### TO DO
Go through the data below and copy it exactly, skipping every picture.

### PROVIDED DATA
..............................
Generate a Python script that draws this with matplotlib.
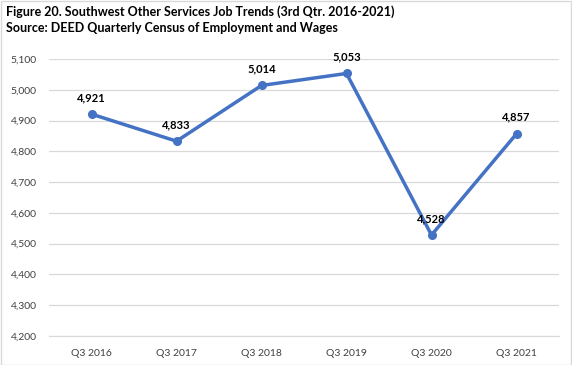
import matplotlib.pyplot as plt
from matplotlib.patches import Rectangle

categories = ["Q3 2016", "Q3 2017", "Q3 2018", "Q3 2019", "Q3 2020", "Q3 2021"]
values = [4921, 4833, 5014, 5053, 4528, 4857]
yticks = [4200, 4300, 4400, 4500, 4600, 4700, 4800, 4900, 5000, 5100]

plt.rcParams['font.family'] = ['Lato', 'DejaVu Sans']
W, H = 572, 365
fig = plt.figure(figsize=(W/100, H/100), dpi=100)
ax = fig.add_axes([49/W, 1-336/H, (559-49)/W, (336-59)/H])

x = list(range(len(categories)))
ax.plot(x, values, color='#4472C4', linewidth=2.5, marker='o', markersize=5.5, zorder=3)
for xi, v in zip(x, values):
    ax.annotate(f"{v:,}", (xi, v), xytext=(0, 8), textcoords='offset points',
                ha='center', va='bottom', fontsize=8, fontweight='bold', color='black')

ax.set_xlim(-0.5, len(categories)-0.5)
ax.set_ylim(4200, 5100)
ax.set_yticks(yticks)
ax.set_yticklabels([f"{t:,}" for t in yticks], fontsize=7.5, color='#404040')
ax.set_xticks(x)
ax.set_xticklabels(categories, fontsize=7.5, color='#404040')
ax.tick_params(length=0, pad=9)
ax.tick_params(axis='x', pad=9)
ax.grid(axis='y', color='#D9D9D9', linewidth=0.9)
ax.set_axisbelow(True)
for s in ax.spines.values():
    s.set_visible(False)
ax.spines['bottom'].set_visible(True)
ax.spines['bottom'].set_color('#D9D9D9')

fig.text(6/W, 1-12/H, "Figure 20. Southwest Other Services Job Trends (3rd Qtr. 2016-2021)",
         fontsize=9, fontweight='bold', va='center', ha='left')
fig.text(6/W, 1-28/H, "Source: DEED Quarterly Census of Employment and Wages",
         fontsize=9, fontweight='bold', va='center', ha='left')

fig.patches.append(Rectangle((0.5/W, 0.5/H), (W-1.5)/W, (H-1.5)/H, transform=fig.transFigure,
                             fill=False, edgecolor='#D9D9D9', linewidth=1))
fig.savefig("out.png", dpi=100)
..............................
### ANSWER TO THE EXERCISE
Generate a Python script that draws this with matplotlib.
import matplotlib.pyplot as plt
from matplotlib.patches import Rectangle

categories = ["Q3 2016", "Q3 2017", "Q3 2018", "Q3 2019", "Q3 2020", "Q3 2021"]
values = [4921, 4833, 5014, 5053, 4528, 4857]
yticks = [4200, 4300, 4400, 4500, 4600, 4700, 4800, 4900, 5000, 5100]

plt.rcParams['font.family'] = ['Lato', 'DejaVu Sans']
W, H = 572, 365
fig = plt.figure(figsize=(W/100, H/100), dpi=100)
ax = fig.add_axes([49/W, 1-336/H, (559-49)/W, (336-59)/H])

x = list(range(len(categories)))
ax.plot(x, values, color='#4472C4', linewidth=2.5, marker='o', markersize=5.5, zorder=3)
for xi, v in zip(x, values):
    ax.annotate(f"{v:,}", (xi, v), xytext=(0, 8), textcoords='offset points',
                ha='center', va='bottom', fontsize=8, fontweight='bold', color='black')

ax.set_xlim(-0.5, len(categories)-0.5)
ax.set_ylim(4200, 5100)
ax.set_yticks(yticks)
ax.set_yticklabels([f"{t:,}" for t in yticks], fontsize=7.5, color='#404040')
ax.set_xticks(x)
ax.set_xticklabels(categories, fontsize=7.5, color='#404040')
ax.tick_params(length=0, pad=9)
ax.tick_params(axis='x', pad=9)
ax.grid(axis='y', color='#D9D9D9', linewidth=0.9)
ax.set_axisbelow(True)
for s in ax.spines.values():
    s.set_visible(False)
ax.spines['bottom'].set_visible(True)
ax.spines['bottom'].set_color('#D9D9D9')

fig.text(6/W, 1-12/H, "Figure 20. Southwest Other Services Job Trends (3rd Qtr. 2016-2021)",
         fontsize=9, fontweight='bold', va='center', ha='left')
fig.text(6/W, 1-28/H, "Source: DEED Quarterly Census of Employment and Wages",
         fontsize=9, fontweight='bold', va='center', ha='left')

fig.patches.append(Rectangle((0.5/W, 0.5/H), (W-1.5)/W, (H-1.5)/H, transform=fig.transFigure,
                             fill=False, edgecolor='#D9D9D9', linewidth=1))
fig.savefig("out.png", dpi=100)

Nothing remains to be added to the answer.